- **Task brief**
Retype nothing but the lines from the start of the material up to and including the line with "import pandas as pd". Pictures don't belong in the copy.

- **Provided material**
+--

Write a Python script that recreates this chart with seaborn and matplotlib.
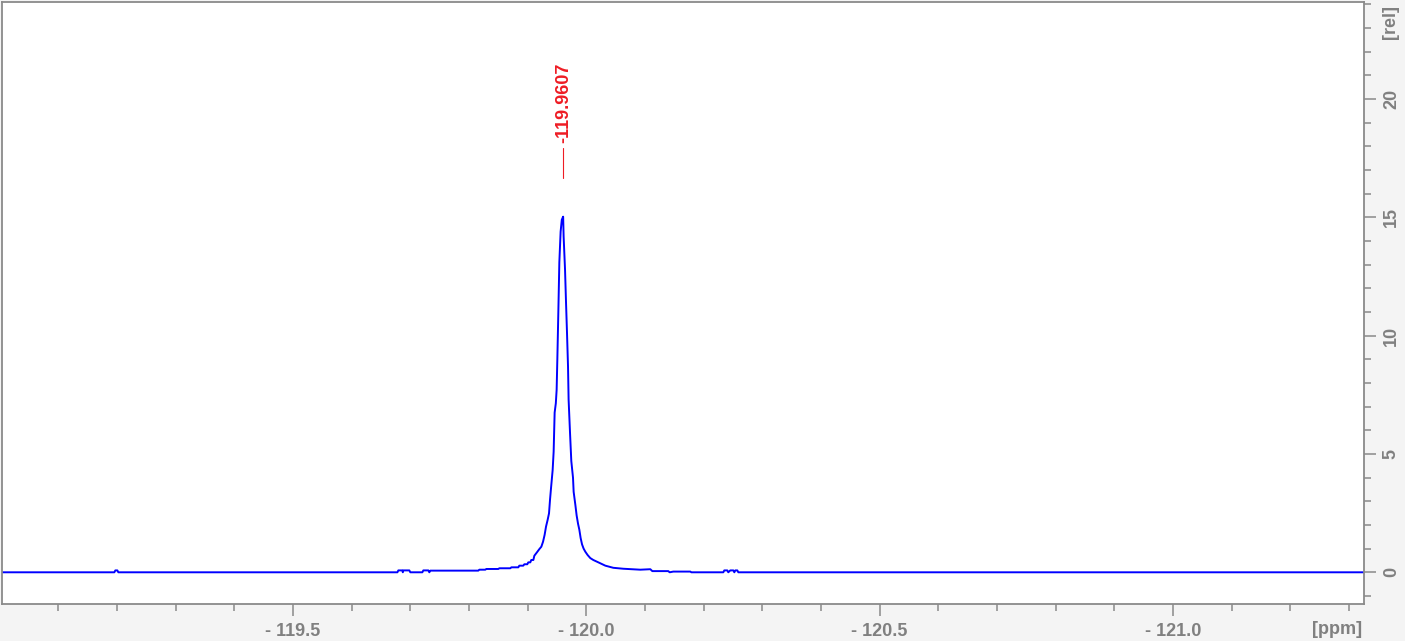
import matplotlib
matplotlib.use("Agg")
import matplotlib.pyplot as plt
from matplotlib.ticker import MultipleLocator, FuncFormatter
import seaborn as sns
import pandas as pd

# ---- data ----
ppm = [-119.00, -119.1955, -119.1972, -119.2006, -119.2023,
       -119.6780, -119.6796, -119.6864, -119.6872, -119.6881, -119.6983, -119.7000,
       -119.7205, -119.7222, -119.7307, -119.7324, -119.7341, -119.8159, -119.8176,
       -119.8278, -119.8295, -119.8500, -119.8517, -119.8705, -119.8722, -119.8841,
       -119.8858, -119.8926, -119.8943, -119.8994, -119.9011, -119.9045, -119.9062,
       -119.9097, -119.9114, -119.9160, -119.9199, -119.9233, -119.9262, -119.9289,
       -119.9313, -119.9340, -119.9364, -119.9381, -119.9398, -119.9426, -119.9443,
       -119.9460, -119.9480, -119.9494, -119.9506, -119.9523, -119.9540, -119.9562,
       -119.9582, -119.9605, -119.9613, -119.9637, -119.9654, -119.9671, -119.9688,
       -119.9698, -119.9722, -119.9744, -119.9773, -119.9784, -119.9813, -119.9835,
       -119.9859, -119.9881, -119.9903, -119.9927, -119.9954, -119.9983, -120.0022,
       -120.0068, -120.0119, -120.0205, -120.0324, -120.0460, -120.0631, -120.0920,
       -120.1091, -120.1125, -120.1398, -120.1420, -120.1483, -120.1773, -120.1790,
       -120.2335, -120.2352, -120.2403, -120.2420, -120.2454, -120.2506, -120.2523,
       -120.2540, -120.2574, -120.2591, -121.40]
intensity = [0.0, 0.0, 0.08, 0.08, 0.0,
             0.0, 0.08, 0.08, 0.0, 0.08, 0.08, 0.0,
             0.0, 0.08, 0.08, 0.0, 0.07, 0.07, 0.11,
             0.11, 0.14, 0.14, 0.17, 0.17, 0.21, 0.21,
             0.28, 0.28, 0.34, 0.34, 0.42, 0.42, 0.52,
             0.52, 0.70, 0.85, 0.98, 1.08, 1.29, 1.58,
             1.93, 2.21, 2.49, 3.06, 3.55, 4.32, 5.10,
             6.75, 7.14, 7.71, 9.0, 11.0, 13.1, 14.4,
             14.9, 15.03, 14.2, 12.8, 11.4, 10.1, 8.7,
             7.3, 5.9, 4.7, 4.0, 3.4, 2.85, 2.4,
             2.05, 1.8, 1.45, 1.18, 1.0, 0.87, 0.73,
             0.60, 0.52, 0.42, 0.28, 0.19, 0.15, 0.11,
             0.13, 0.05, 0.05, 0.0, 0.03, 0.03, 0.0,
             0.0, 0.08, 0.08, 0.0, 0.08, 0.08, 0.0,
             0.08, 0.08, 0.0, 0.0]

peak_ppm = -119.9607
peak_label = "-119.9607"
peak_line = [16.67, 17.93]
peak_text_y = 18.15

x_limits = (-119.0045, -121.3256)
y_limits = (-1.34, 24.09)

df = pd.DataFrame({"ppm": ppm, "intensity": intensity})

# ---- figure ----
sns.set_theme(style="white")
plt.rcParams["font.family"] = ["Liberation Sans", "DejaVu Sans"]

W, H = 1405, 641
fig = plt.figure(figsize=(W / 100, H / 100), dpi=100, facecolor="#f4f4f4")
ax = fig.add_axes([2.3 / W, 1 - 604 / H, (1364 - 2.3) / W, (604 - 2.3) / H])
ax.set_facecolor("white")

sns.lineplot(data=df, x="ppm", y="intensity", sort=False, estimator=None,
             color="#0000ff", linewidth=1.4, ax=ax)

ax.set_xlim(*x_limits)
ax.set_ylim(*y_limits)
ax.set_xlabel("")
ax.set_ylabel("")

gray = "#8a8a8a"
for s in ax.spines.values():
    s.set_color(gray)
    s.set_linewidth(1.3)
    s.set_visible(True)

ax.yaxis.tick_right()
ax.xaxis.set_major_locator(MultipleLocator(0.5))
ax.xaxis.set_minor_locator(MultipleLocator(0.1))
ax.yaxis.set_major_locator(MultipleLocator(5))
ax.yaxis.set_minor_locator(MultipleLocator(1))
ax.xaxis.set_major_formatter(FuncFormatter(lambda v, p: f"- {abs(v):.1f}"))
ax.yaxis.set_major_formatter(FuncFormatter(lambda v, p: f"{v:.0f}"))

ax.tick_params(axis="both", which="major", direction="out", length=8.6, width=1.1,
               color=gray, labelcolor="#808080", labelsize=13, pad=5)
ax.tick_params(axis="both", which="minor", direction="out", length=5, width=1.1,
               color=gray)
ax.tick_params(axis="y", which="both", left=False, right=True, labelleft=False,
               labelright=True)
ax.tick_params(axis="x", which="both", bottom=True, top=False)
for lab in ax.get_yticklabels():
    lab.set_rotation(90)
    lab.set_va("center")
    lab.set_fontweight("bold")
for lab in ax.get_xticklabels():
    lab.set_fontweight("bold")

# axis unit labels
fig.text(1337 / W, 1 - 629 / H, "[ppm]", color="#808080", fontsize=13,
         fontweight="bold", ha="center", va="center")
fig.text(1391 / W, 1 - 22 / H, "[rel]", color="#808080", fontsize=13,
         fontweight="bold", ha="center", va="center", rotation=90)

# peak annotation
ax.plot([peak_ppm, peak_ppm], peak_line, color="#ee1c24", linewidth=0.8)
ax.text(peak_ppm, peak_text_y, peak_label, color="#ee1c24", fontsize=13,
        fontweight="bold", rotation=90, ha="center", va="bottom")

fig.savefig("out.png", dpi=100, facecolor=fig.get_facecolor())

+--

- **Written answer**
Write a Python script that recreates this chart with seaborn and matplotlib.
import matplotlib
matplotlib.use("Agg")
import matplotlib.pyplot as plt
from matplotlib.ticker import MultipleLocator, FuncFormatter
import seaborn as sns
import pandas as pd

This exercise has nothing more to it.